Begin Stored data

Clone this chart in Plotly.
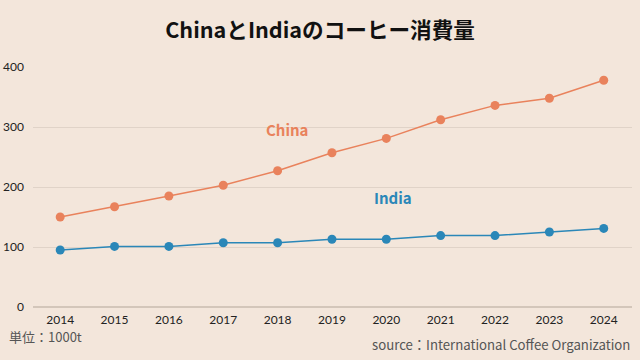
import plotly.graph_objects as go

years = [2014, 2015, 2016, 2017, 2018, 2019, 2020, 2021, 2022, 2023, 2024]
china = [150, 167, 185, 203, 227, 257, 281, 312, 336, 348, 378]
india = [95, 101, 101, 107, 107, 113, 113, 119, 119, 125, 131]
y_ticks = [0, 100, 200, 300, 400]

FONT = "Noto Sans CJK JP"
TICKFONT = "Lato"
BG = "#F3E6DB"
C_CHINA = "#E9825C"
C_INDIA = "#2A87B8"

fig = go.Figure()
fig.add_trace(go.Scatter(x=years, y=china, mode="lines+markers", name="China",
                         line=dict(color=C_CHINA, width=1.5),
                         marker=dict(color=C_CHINA, size=9)))
fig.add_trace(go.Scatter(x=years, y=india, mode="lines+markers", name="India",
                         line=dict(color=C_INDIA, width=1.5),
                         marker=dict(color=C_INDIA, size=9)))

fig.add_annotation(x=2018.17, y=296, text="<b>China</b>", showarrow=False,
                   font=dict(family=FONT, size=15, color=C_CHINA))
fig.add_annotation(x=2020.12, y=182, text="<b>India</b>", showarrow=False,
                   font=dict(family=FONT, size=15, color=C_INDIA))
fig.add_annotation(xref="paper", yref="paper", x=-0.043, y=-0.121, xanchor="left", yanchor="middle",
                   text="単位：1000t", showarrow=False,
                   font=dict(family=FONT, size=13, color="#555555"))
fig.add_annotation(xref="paper", yref="paper", x=1.0, y=-0.158, xanchor="right", yanchor="middle",
                   text="source：International Coffee Organization", showarrow=False,
                   font=dict(family=FONT, size=13.2, color="#555555"))

fig.update_layout(
    width=640, height=360,
    paper_bgcolor=BG, plot_bgcolor=BG,
    margin=dict(l=33, r=8, t=67, b=53),
    showlegend=False,
    title=dict(text="<b>ChinaとIndiaのコーヒー消費量</b>", x=0.5, xanchor="center",
               y=0.915, yanchor="middle",
               font=dict(family=FONT, size=21.6, color="#111111")),
    font=dict(family=FONT, color="#222222"),
)
fig.update_xaxes(range=[2013.5, 2024.52], tickvals=years, ticktext=[str(y) for y in years],
                 showgrid=False, showline=False, zeroline=False, automargin=False,
                 tickfont=dict(family=TICKFONT, size=12, color="#222222"), ticks="", ticklabelstandoff=4)
fig.update_yaxes(range=[0, 400], tickvals=y_ticks, showgrid=True, gridcolor="#E0D3C8",
                 gridwidth=1, zeroline=True, zerolinecolor="#D3C6BA", zerolinewidth=2, automargin=False,
                 tickfont=dict(family=TICKFONT, size=12, color="#222222"), ticks="", ticklabelstandoff=8)

fig.write_html("out.html", config={"displayModeBar": False},
               post_script="document.body.style.margin='0';document.body.style.overflow='hidden';document.body.style.background='%s';" % BG)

End Stored data

Stated exercise: Look at the listing and set down only the lines from its start through the line with "marker=dict(color=C_INDIA, size=9)))", word for word and without pictures.

Solution to this problem:
Clone this chart in Plotly.
import plotly.graph_objects as go

years = [2014, 2015, 2016, 2017, 2018, 2019, 2020, 2021, 2022, 2023, 2024]
china = [150, 167, 185, 203, 227, 257, 281, 312, 336, 348, 378]
india = [95, 101, 101, 107, 107, 113, 113, 119, 119, 125, 131]
y_ticks = [0, 100, 200, 300, 400]

FONT = "Noto Sans CJK JP"
TICKFONT = "Lato"
BG = "#F3E6DB"
C_CHINA = "#E9825C"
C_INDIA = "#2A87B8"

fig = go.Figure()
fig.add_trace(go.Scatter(x=years, y=china, mode="lines+markers", name="China",
                         line=dict(color=C_CHINA, width=1.5),
                         marker=dict(color=C_CHINA, size=9)))
fig.add_trace(go.Scatter(x=years, y=india, mode="lines+markers", name="India",
                         line=dict(color=C_INDIA, width=1.5),
                         marker=dict(color=C_INDIA, size=9)))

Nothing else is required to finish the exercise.